──────── DATA PROVIDED ────────

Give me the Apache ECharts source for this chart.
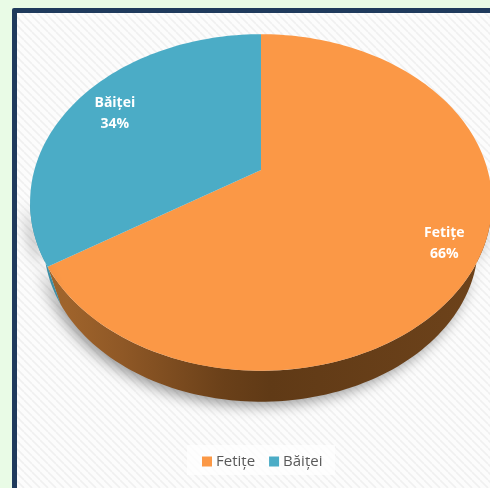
<!DOCTYPE html>
<html><head><meta charset="utf-8">
<style>html,body{margin:0;padding:0;background:#E9FBE6}#c{width:490px;height:488px}</style>
<script src="https://cdn.jsdelivr.net/npm/echarts@6/dist/echarts.min.js"></script>
</head><body><div id="c"></div>
<script>
const categories = ['Fetițe', 'Băiței'];
const values = [66, 34];
const labels = ['66%', '34%'];
const colors = ['#FB9846', '#4BACC6'];
const wallColors = [
  [[0,'#A96B2F'],[0.2,'#8F5826'],[0.42,'#6A4019'],[0.52,'#603A16'],[1,'#6E431B']],
  [[0,'#3E8FA6'],[1,'#347D92']]
];
const labelRadius = [0.85, 0.79];

// Tilted-disc projection of the pie
const P = {x0:261, y0:170, a:226.6, b:162, c:0.193, baseScale:0.94, baseDrop:43};
function project(deg, t){
  const r = deg*Math.PI/180, u = Math.sin(r)*t, v = -Math.cos(r)*t, d = 1 - P.c*v;
  return [P.x0 + P.a*u/d, P.y0 + P.b*v/d];
}
function arc(a0, a1){
  const n = Math.max(2, Math.ceil(Math.abs(a1-a0)/1.5)), pts = [];
  for(let i=0;i<=n;i++) pts.push(project(a0+(a1-a0)*i/n, 1));
  return pts;
}
function toBase(p){
  return [P.x0 + (p[0]-P.x0)*P.baseScale, P.y0 + (p[1]-P.y0)*P.baseScale + P.baseDrop];
}
const total = values.reduce((s,v)=>s+v,0);
const frontFrom = Math.acos(-P.c)*180/Math.PI, frontTo = 360-frontFrom;

function sliceSeries(idx){
  const before = values.slice(0,idx).reduce((s,v)=>s+v,0);
  return {
    type:'custom', name:categories[idx], coordinateSystem:'none',
    itemStyle:{color:colors[idx]},
    z: 5 + idx,
    data:[[values[idx]]],
    renderItem(params, api){
      const a0 = before/total*360, a1 = a0 + api.value(0)/total*360;
      const children = [];
      const w0 = Math.max(a0, frontFrom), w1 = Math.min(a1, frontTo);
      if(w1 > w0){
        const edge = arc(w0,w1);
        const wall = edge.concat(edge.map(toBase).reverse());
        children.push({type:'polygon', shape:{points:wall}, z2:1, style:{
          fill:{type:'linear',global:true,x:30,y:0,x2:492,y2:0,
            colorStops:wallColors[idx].map(s=>({offset:s[0],color:s[1]}))},
          shadowBlur:14, shadowColor:'rgba(0,0,0,0.4)', shadowOffsetX:-4, shadowOffsetY:4
        }});
      }
      const top = [project(0,0)].concat(arc(a0,a1));
      children.push({type:'polygon', shape:{points:top}, z2:2, style:{fill:colors[idx]}});
      const m = project((a0+a1)/2, labelRadius[idx]);
      children.push({type:'text', z2:3, x:m[0], y:m[1]+1, style:{
        text:categories[idx]+'\n'+labels[idx], fill:'#fff', align:'center', verticalAlign:'middle',
        font:'bold 14px "Open Sans", sans-serif', lineHeight:21
      }});
      return {type:'group', children};
    }
  };
}

function hatch(){
  const c = document.createElement('canvas'); c.width = c.height = 8;
  const g = c.getContext('2d');
  g.fillStyle = '#FCFCFC'; g.fillRect(0,0,8,8);
  g.strokeStyle = '#F0F0F0'; g.lineWidth = 1.6;
  for(const o of [-8,0,8]){ g.beginPath(); g.moveTo(o,0); g.lineTo(o+8,8); g.stroke(); }
  return c;
}

const chart = echarts.init(document.getElementById('c'), null, {renderer:'canvas'});
chart.setOption({
  animation:false,
  backgroundColor:'#E9FBE6',
  graphic:[
    {type:'rect', z:0, shape:{x:12,y:8,width:500,height:500,r:2}, style:{fill:'#1F3A5C'}},
    {type:'rect', z:1, shape:{x:17,y:13,width:490,height:490}, style:{fill:{image:hatch(),repeat:'repeat'}}},
    {type:'rect', z:2, shape:{x:187,y:445,width:148,height:30}, style:{fill:'rgba(255,255,255,0.75)'}}
  ],
  legend:{
    data:categories, left:197, top:449, itemWidth:10, itemHeight:10, itemGap:14, icon:'rect',
    textStyle:{color:'#595959', fontSize:15, fontFamily:'"Open Sans", sans-serif', padding:[0,0,0,-1]}
  },
  series:categories.map((_,i)=>sliceSeries(i))
});
</script></body></html>
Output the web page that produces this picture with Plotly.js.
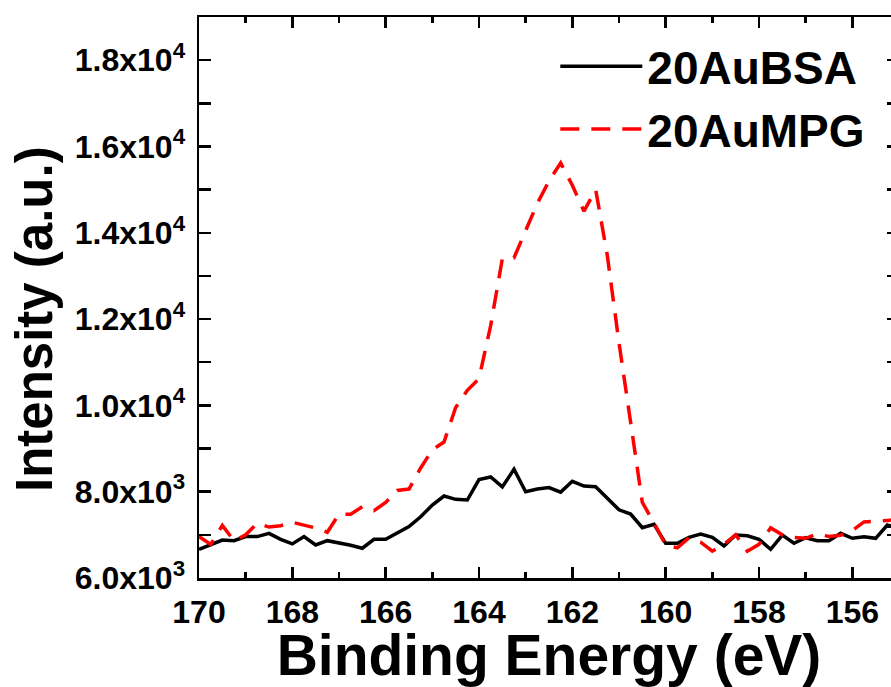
<!DOCTYPE html>
<html>
<head>
<meta charset="utf-8">
<script src="https://cdn.plot.ly/plotly-3.0.1.min.js"></script>
<style>
  html, body { margin: 0; padding: 0; background: #fff; overflow: hidden; }
  #chart { width: 900px; height: 687px; }
</style>
</head>
<body>
<div id="chart"></div>
<script>
// Binding energy grid (eV), scanned from high to low
const bindingEnergy = [
  170.00, 169.75, 169.50, 169.25, 169.00, 168.75, 168.50, 168.25,
  168.00, 167.75, 167.50, 167.25, 167.00, 166.75, 166.50, 166.25,
  166.00, 165.75, 165.50, 165.25, 165.00, 164.75, 164.50, 164.25,
  164.00, 163.75, 163.50, 163.25, 163.00, 162.75, 162.50, 162.25,
  162.00, 161.75, 161.50, 161.25, 161.00, 160.75, 160.50, 160.25,
  160.00, 159.75, 159.50, 159.25, 159.00, 158.75, 158.50, 158.25,
  158.00, 157.75, 157.50, 157.25, 157.00, 156.75, 156.50, 156.25,
  156.00, 155.75, 155.50, 155.25, 155.00
];

// S 2p region intensity, 20AuBSA sample
const intensityBSA = [
  6665, 6765, 6880, 6865, 6960, 6960, 7035, 6895,
  6790, 6960, 6765, 6865, 6815, 6760, 6690, 6897,
  6897, 7035, 7190, 7420, 7690, 7900, 7823, 7807,
  8280, 8340, 8110, 8520, 8000, 8060, 8095, 7990,
  8240, 8131, 8115, 7847, 7580, 7483, 7166, 7244,
  6804, 6804, 6943, 7020, 6943, 6741, 6996, 6980,
  6897, 6665, 6996, 6804, 6934, 6865, 6865, 7035,
  6920, 6957, 6920, 7228, 7150
];

// S 2p region intensity, 20AuMPG sample
const intensityMPG = [
  6960, 6780, 7220, 6860, 7000, 7270, 7180, 7210,
  7290, 7230, 7160, 7060, 7480, 7480, 7650, 7560,
  7750, 8030, 8060, 8550, 8970, 9150, 9950, 10350,
  10620, 11850, 13400, 13420, 14050, 14680, 15200, 15620,
  15100, 14500, 15000, 13470, 11450, 9660, 7750, 7280,
  6760, 6700, 6930, 6830, 6620, 6780, 7000, 6620,
  6780, 7160, 7000, 6940, 6920, 7020, 6960, 6990,
  7100, 7300, 7320, 7330, 7380
];

const seriesNames = ['20AuBSA', '20AuMPG'];

// Y tick labels in scientific notation
const yTickValues = [6000, 8000, 10000, 12000, 14000, 16000, 18000];
const yTickLabels = [
  '6.0x10<sup>3</sup>', '8.0x10<sup>3</sup>', '1.0x10<sup>4</sup>',
  '1.2x10<sup>4</sup>', '1.4x10<sup>4</sup>', '1.6x10<sup>4</sup>',
  '1.8x10<sup>4</sup>'
];

const FONT = '"Liberation Sans", Arial, Helvetica, sans-serif';

const traces = [
  {
    x: bindingEnergy, y: intensityBSA, name: seriesNames[0],
    type: 'scatter', mode: 'lines',
    line: { color: '#000000', width: 3.5 }
  },
  {
    x: bindingEnergy, y: intensityMPG, name: seriesNames[1],
    type: 'scatter', mode: 'lines',
    line: { color: '#ff0000', width: 3.5, dash: '19px,12px' }
  }
];

const axisCommon = {
  showline: true, linecolor: '#000', linewidth: 2.5,
  mirror: 'allticks', ticks: 'inside', tickcolor: '#000', tickwidth: 2.5,
  showgrid: false, zeroline: false
};

const layout = {
  width: 900, height: 687,
  margin: { l: 199, r: 1, t: 17, b: 109 },
  paper_bgcolor: '#fff', plot_bgcolor: '#fff',
  font: { family: FONT, color: '#000' },
  showlegend: true,
  legend: {
    x: 0.509, y: 0.977, xanchor: 'left', yanchor: 'top',
    bgcolor: 'rgba(0,0,0,0)', borderwidth: 0,
    font: { family: FONT, size: 46, weight: 700, color: '#000' },
    itemwidth: 82, tracegroupgap: 0
  },
  xaxis: Object.assign({}, axisCommon, {
    range: [170, 155], autorange: false,
    tick0: 170, dtick: 2, ticklen: 11,
    minor: { dtick: 1, ticklen: 6, tickwidth: 2.5, tickcolor: '#000', ticks: 'inside' },
    tickfont: { family: FONT, size: 32, weight: 700 },
    ticklabelstandoff: 4,
    title: { text: 'Binding Energy (eV)', font: { family: FONT, size: 57, weight: 700 }, standoff: 6 }
  }),
  yaxis: Object.assign({}, axisCommon, {
    range: [6000, 19000], autorange: false,
    tickmode: 'array', tickvals: yTickValues, ticktext: yTickLabels, ticklen: 12,
    minor: { dtick: 1000, tick0: 0, ticklen: 12, tickwidth: 2.5, tickcolor: '#000', ticks: 'inside' },
    tickfont: { family: FONT, size: 32, weight: 700 },
    ticklabelstandoff: 5
  }),
  annotations: [{
    text: 'Intensity (a.u.)', textangle: -90,
    xref: 'paper', yref: 'paper', x: -0.234, y: 0.462,
    xanchor: 'center', yanchor: 'middle', showarrow: false,
    font: { family: FONT, size: 51, weight: 700, color: '#000' }
  }]
};

Plotly.newPlot('chart', traces, layout, { displayModeBar: false, staticPlot: true });
</script>
</body>
</html>
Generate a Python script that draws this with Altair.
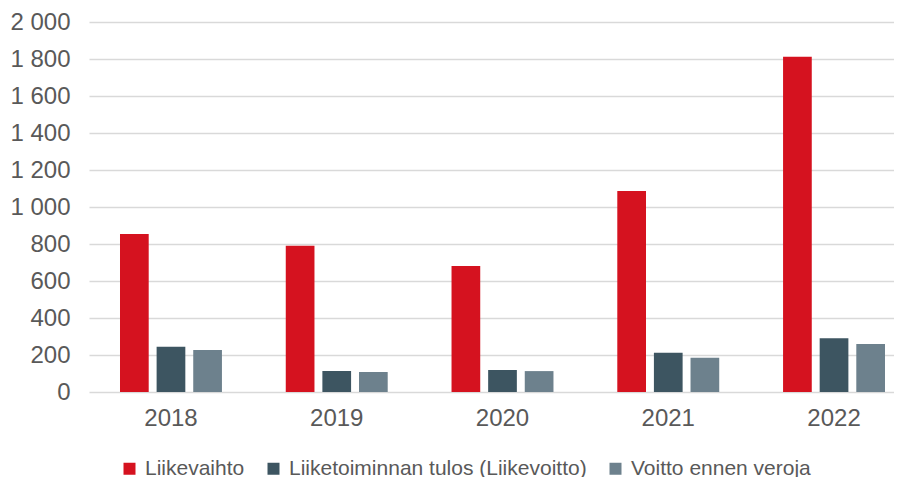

────────

[EXERCISE REQUIREMENTS]
Go back to the entries above and restate word for word every line from the first through the one that contains "const labelRadius = [0.85, 0.79];", leaving the pictures behind.

[OUTPUT FOR THIS EXERCISE]
Give me the Apache ECharts source for this chart.
<!DOCTYPE html>
<html><head><meta charset="utf-8">
<style>html,body{margin:0;padding:0;background:#E9FBE6}#c{width:490px;height:488px}</style>
<script src="https://cdn.jsdelivr.net/npm/echarts@6/dist/echarts.min.js"></script>
</head><body><div id="c"></div>
<script>
const categories = ['Fetițe', 'Băiței'];
const values = [66, 34];
const labels = ['66%', '34%'];
const colors = ['#FB9846', '#4BACC6'];
const wallColors = [
  [[0,'#A96B2F'],[0.2,'#8F5826'],[0.42,'#6A4019'],[0.52,'#603A16'],[1,'#6E431B']],
  [[0,'#3E8FA6'],[1,'#347D92']]
];
const labelRadius = [0.85, 0.79];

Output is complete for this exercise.